Figure scripts:
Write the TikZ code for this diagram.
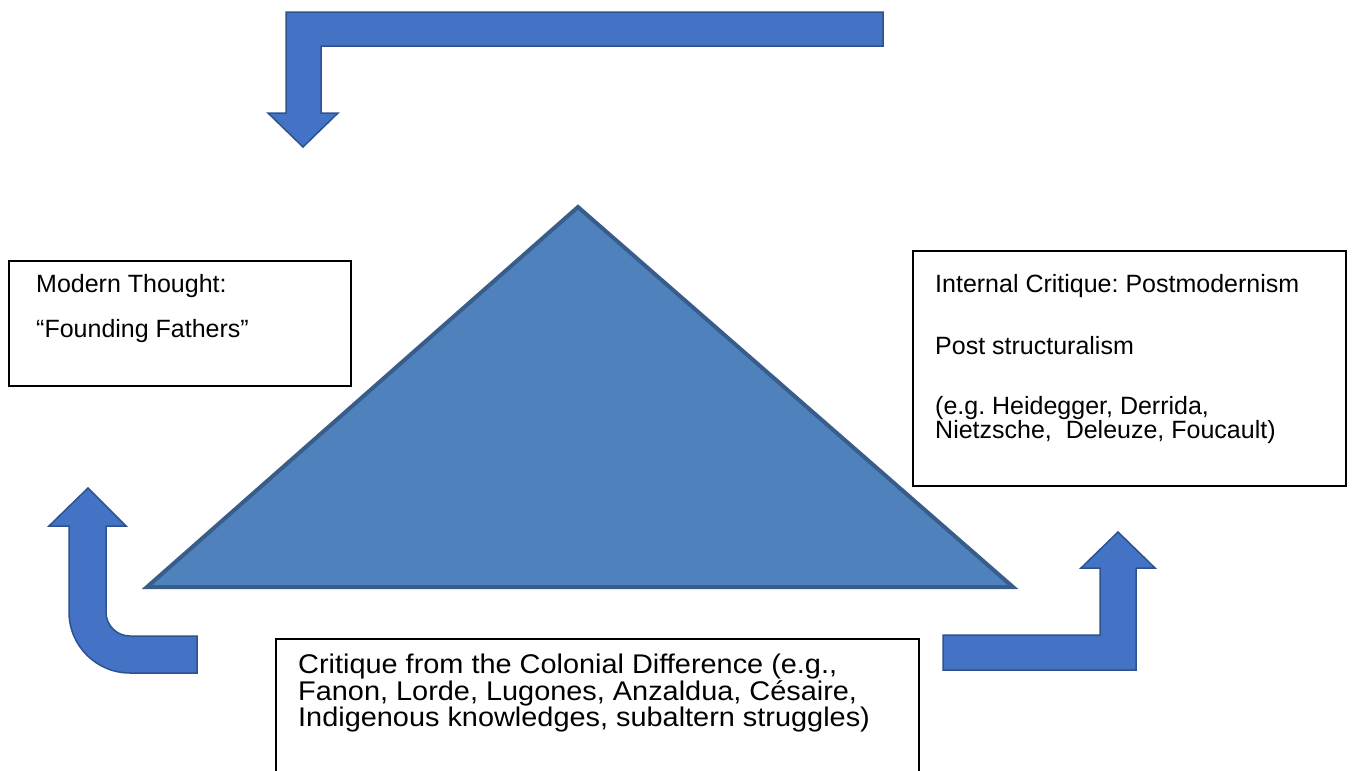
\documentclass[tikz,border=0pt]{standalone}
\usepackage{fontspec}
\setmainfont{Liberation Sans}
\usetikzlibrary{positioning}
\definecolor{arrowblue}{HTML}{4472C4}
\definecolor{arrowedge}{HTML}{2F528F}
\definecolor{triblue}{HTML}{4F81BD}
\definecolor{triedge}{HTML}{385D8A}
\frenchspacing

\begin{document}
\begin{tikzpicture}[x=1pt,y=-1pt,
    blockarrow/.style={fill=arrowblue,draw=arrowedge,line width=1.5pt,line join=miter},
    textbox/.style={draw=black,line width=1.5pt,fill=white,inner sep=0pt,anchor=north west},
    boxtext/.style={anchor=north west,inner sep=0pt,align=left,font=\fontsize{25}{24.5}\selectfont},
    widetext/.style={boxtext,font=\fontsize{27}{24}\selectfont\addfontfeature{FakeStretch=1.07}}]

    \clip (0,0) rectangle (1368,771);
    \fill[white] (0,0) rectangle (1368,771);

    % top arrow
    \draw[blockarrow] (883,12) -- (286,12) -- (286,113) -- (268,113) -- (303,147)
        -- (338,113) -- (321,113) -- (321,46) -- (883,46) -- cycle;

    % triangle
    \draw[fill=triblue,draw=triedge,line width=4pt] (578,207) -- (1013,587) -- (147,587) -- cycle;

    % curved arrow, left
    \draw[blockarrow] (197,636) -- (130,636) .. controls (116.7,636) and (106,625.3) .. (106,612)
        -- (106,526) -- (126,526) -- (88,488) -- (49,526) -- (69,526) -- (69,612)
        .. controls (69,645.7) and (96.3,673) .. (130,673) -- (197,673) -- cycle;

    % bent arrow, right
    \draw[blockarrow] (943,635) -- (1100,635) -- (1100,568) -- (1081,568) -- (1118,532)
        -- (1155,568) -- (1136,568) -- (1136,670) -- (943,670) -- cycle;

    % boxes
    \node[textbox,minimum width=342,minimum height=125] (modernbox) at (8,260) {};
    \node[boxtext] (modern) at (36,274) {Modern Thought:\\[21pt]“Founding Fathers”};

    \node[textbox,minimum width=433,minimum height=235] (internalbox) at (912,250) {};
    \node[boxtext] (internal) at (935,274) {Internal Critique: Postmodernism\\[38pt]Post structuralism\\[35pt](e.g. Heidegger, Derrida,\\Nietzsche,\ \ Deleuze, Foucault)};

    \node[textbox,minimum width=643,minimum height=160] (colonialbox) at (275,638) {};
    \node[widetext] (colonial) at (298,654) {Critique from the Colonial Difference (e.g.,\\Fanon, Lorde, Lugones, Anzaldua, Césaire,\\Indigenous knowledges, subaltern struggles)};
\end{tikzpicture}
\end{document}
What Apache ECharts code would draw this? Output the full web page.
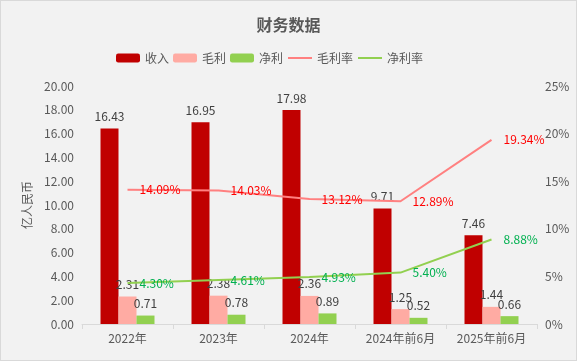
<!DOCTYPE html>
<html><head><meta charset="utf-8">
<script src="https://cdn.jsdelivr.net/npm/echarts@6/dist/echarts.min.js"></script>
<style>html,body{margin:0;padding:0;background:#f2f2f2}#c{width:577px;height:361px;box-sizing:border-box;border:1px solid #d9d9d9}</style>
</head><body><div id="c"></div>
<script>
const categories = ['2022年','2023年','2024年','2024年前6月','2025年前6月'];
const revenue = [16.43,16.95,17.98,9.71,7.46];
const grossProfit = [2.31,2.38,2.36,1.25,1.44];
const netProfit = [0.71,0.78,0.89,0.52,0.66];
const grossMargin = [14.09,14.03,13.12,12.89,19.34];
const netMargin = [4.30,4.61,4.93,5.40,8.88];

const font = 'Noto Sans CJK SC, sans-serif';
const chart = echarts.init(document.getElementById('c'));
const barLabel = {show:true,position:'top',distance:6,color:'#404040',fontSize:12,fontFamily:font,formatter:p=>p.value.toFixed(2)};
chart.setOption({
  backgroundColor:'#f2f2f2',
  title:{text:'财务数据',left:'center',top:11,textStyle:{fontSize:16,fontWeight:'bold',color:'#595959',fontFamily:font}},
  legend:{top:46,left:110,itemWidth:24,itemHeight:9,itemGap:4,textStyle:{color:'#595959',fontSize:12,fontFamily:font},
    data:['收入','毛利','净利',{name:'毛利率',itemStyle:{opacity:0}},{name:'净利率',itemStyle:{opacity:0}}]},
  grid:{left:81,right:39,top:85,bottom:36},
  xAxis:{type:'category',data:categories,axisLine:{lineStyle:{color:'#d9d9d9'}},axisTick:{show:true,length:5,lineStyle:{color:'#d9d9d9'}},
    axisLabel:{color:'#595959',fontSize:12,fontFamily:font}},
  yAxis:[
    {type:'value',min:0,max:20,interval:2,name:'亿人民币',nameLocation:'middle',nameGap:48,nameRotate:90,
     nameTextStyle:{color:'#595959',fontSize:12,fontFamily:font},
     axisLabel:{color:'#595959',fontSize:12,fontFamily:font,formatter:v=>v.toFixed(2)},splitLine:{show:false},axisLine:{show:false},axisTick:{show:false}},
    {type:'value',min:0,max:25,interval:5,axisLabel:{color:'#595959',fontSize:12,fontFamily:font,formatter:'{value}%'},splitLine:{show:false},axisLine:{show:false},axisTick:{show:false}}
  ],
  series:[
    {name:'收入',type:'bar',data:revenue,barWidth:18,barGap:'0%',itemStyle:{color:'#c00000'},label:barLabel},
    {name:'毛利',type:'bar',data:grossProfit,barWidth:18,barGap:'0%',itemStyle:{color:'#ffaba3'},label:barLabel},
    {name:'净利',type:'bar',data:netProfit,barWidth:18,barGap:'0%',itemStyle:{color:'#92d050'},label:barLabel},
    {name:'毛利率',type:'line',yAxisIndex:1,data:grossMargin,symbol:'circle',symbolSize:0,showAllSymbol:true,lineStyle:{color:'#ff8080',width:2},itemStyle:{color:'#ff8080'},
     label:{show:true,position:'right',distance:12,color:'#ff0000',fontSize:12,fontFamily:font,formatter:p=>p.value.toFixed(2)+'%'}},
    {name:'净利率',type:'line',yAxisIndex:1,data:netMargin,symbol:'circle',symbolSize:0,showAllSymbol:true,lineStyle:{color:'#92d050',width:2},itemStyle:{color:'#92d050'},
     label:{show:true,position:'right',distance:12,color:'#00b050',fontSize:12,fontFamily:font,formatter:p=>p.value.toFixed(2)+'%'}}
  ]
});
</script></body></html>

_Problem description_
Reproduce each line word for word and drop the pictures.

_Exercise result_
Write the TikZ code for this diagram.
\documentclass[tikz,border=0pt]{standalone}
\usepackage{fontspec}
\setmainfont{Liberation Sans}
\usetikzlibrary{positioning}
\definecolor{arrowblue}{HTML}{4472C4}
\definecolor{arrowedge}{HTML}{2F528F}
\definecolor{triblue}{HTML}{4F81BD}
\definecolor{triedge}{HTML}{385D8A}
\frenchspacing

\begin{document}
\begin{tikzpicture}[x=1pt,y=-1pt,
    blockarrow/.style={fill=arrowblue,draw=arrowedge,line width=1.5pt,line join=miter},
    textbox/.style={draw=black,line width=1.5pt,fill=white,inner sep=0pt,anchor=north west},
    boxtext/.style={anchor=north west,inner sep=0pt,align=left,font=\fontsize{25}{24.5}\selectfont},
    widetext/.style={boxtext,font=\fontsize{27}{24}\selectfont\addfontfeature{FakeStretch=1.07}}]

    \clip (0,0) rectangle (1368,771);
    \fill[white] (0,0) rectangle (1368,771);

    % top arrow
    \draw[blockarrow] (883,12) -- (286,12) -- (286,113) -- (268,113) -- (303,147)
        -- (338,113) -- (321,113) -- (321,46) -- (883,46) -- cycle;

    % triangle
    \draw[fill=triblue,draw=triedge,line width=4pt] (578,207) -- (1013,587) -- (147,587) -- cycle;

    % curved arrow, left
    \draw[blockarrow] (197,636) -- (130,636) .. controls (116.7,636) and (106,625.3) .. (106,612)
        -- (106,526) -- (126,526) -- (88,488) -- (49,526) -- (69,526) -- (69,612)
        .. controls (69,645.7) and (96.3,673) .. (130,673) -- (197,673) -- cycle;

    % bent arrow, right
    \draw[blockarrow] (943,635) -- (1100,635) -- (1100,568) -- (1081,568) -- (1118,532)
        -- (1155,568) -- (1136,568) -- (1136,670) -- (943,670) -- cycle;

    % boxes
    \node[textbox,minimum width=342,minimum height=125] (modernbox) at (8,260) {};
    \node[boxtext] (modern) at (36,274) {Modern Thought:\\[21pt]“Founding Fathers”};

    \node[textbox,minimum width=433,minimum height=235] (internalbox) at (912,250) {};
    \node[boxtext] (internal) at (935,274) {Internal Critique: Postmodernism\\[38pt]Post structuralism\\[35pt](e.g. Heidegger, Derrida,\\Nietzsche,\ \ Deleuze, Foucault)};

    \node[textbox,minimum width=643,minimum height=160] (colonialbox) at (275,638) {};
    \node[widetext] (colonial) at (298,654) {Critique from the Colonial Difference (e.g.,\\Fanon, Lorde, Lugones, Anzaldua, Césaire,\\Indigenous knowledges, subaltern struggles)};
\end{tikzpicture}
\end{document}
What Apache ECharts code would draw this? Output the full web page.
<!DOCTYPE html>
<html><head><meta charset="utf-8">
<script src="https://cdn.jsdelivr.net/npm/echarts@6/dist/echarts.min.js"></script>
<style>html,body{margin:0;padding:0;background:#f2f2f2}#c{width:577px;height:361px;box-sizing:border-box;border:1px solid #d9d9d9}</style>
</head><body><div id="c"></div>
<script>
const categories = ['2022年','2023年','2024年','2024年前6月','2025年前6月'];
const revenue = [16.43,16.95,17.98,9.71,7.46];
const grossProfit = [2.31,2.38,2.36,1.25,1.44];
const netProfit = [0.71,0.78,0.89,0.52,0.66];
const grossMargin = [14.09,14.03,13.12,12.89,19.34];
const netMargin = [4.30,4.61,4.93,5.40,8.88];

const font = 'Noto Sans CJK SC, sans-serif';
const chart = echarts.init(document.getElementById('c'));
const barLabel = {show:true,position:'top',distance:6,color:'#404040',fontSize:12,fontFamily:font,formatter:p=>p.value.toFixed(2)};
chart.setOption({
  backgroundColor:'#f2f2f2',
  title:{text:'财务数据',left:'center',top:11,textStyle:{fontSize:16,fontWeight:'bold',color:'#595959',fontFamily:font}},
  legend:{top:46,left:110,itemWidth:24,itemHeight:9,itemGap:4,textStyle:{color:'#595959',fontSize:12,fontFamily:font},
    data:['收入','毛利','净利',{name:'毛利率',itemStyle:{opacity:0}},{name:'净利率',itemStyle:{opacity:0}}]},
  grid:{left:81,right:39,top:85,bottom:36},
  xAxis:{type:'category',data:categories,axisLine:{lineStyle:{color:'#d9d9d9'}},axisTick:{show:true,length:5,lineStyle:{color:'#d9d9d9'}},
    axisLabel:{color:'#595959',fontSize:12,fontFamily:font}},
  yAxis:[
    {type:'value',min:0,max:20,interval:2,name:'亿人民币',nameLocation:'middle',nameGap:48,nameRotate:90,
     nameTextStyle:{color:'#595959',fontSize:12,fontFamily:font},
     axisLabel:{color:'#595959',fontSize:12,fontFamily:font,formatter:v=>v.toFixed(2)},splitLine:{show:false},axisLine:{show:false},axisTick:{show:false}},
    {type:'value',min:0,max:25,interval:5,axisLabel:{color:'#595959',fontSize:12,fontFamily:font,formatter:'{value}%'},splitLine:{show:false},axisLine:{show:false},axisTick:{show:false}}
  ],
  series:[
    {name:'收入',type:'bar',data:revenue,barWidth:18,barGap:'0%',itemStyle:{color:'#c00000'},label:barLabel},
    {name:'毛利',type:'bar',data:grossProfit,barWidth:18,barGap:'0%',itemStyle:{color:'#ffaba3'},label:barLabel},
    {name:'净利',type:'bar',data:netProfit,barWidth:18,barGap:'0%',itemStyle:{color:'#92d050'},label:barLabel},
    {name:'毛利率',type:'line',yAxisIndex:1,data:grossMargin,symbol:'circle',symbolSize:0,showAllSymbol:true,lineStyle:{color:'#ff8080',width:2},itemStyle:{color:'#ff8080'},
     label:{show:true,position:'right',distance:12,color:'#ff0000',fontSize:12,fontFamily:font,formatter:p=>p.value.toFixed(2)+'%'}},
    {name:'净利率',type:'line',yAxisIndex:1,data:netMargin,symbol:'circle',symbolSize:0,showAllSymbol:true,lineStyle:{color:'#92d050',width:2},itemStyle:{color:'#92d050'},
     label:{show:true,position:'right',distance:12,color:'#00b050',fontSize:12,fontFamily:font,formatter:p=>p.value.toFixed(2)+'%'}}
  ]
});
</script></body></html>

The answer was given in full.